## Material for this exercise:
·····

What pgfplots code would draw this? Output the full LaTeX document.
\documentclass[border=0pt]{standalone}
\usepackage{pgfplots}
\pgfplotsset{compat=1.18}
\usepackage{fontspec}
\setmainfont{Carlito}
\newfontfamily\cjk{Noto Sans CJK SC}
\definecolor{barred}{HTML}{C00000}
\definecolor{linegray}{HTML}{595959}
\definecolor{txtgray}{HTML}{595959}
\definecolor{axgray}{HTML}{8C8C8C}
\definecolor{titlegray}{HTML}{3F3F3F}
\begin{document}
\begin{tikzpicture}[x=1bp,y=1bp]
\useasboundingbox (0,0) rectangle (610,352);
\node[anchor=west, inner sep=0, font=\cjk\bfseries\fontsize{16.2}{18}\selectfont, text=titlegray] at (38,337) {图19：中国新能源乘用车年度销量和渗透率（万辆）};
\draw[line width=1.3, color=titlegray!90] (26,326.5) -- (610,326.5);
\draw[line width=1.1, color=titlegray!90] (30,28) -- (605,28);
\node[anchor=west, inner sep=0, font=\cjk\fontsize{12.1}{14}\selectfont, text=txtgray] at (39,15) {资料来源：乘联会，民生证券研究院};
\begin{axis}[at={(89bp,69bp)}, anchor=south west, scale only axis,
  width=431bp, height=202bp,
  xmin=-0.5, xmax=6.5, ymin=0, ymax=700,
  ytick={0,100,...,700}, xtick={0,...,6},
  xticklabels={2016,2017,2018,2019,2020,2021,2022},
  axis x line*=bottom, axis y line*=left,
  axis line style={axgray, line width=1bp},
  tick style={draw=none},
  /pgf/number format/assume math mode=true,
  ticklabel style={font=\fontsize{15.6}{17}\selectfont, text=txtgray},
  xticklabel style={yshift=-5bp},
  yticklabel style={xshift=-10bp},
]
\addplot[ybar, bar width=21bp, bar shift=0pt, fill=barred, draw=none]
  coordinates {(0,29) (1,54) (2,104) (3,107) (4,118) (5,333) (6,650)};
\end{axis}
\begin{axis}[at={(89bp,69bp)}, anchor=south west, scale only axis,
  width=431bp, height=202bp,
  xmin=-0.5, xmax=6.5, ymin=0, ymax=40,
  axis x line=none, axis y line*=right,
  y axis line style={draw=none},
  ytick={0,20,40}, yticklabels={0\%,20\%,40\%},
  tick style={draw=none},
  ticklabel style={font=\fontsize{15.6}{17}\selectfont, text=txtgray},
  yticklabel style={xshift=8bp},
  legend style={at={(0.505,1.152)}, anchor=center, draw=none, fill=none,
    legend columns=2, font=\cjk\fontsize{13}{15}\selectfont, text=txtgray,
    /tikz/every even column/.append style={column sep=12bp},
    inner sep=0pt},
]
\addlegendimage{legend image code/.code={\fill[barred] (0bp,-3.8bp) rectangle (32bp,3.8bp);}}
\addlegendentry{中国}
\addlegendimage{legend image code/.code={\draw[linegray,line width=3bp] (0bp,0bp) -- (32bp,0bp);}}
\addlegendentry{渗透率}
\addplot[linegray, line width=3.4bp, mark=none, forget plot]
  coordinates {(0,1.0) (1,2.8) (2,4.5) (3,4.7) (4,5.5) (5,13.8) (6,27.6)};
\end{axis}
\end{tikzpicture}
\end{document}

·····

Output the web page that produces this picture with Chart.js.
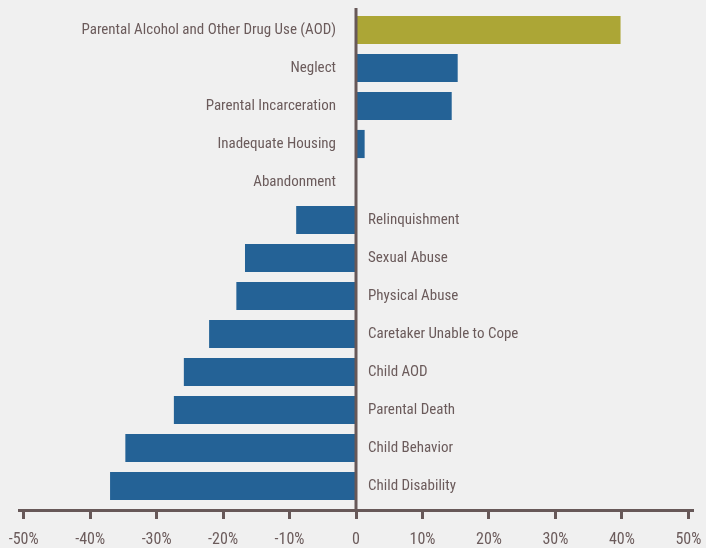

·····

## What you need to do:
Isolate each line of the listing above that includes "Output". Copy it.

## The answer:
What pgfplots code would draw this? Output the full LaTeX document.
Output the web page that produces this picture with Chart.js.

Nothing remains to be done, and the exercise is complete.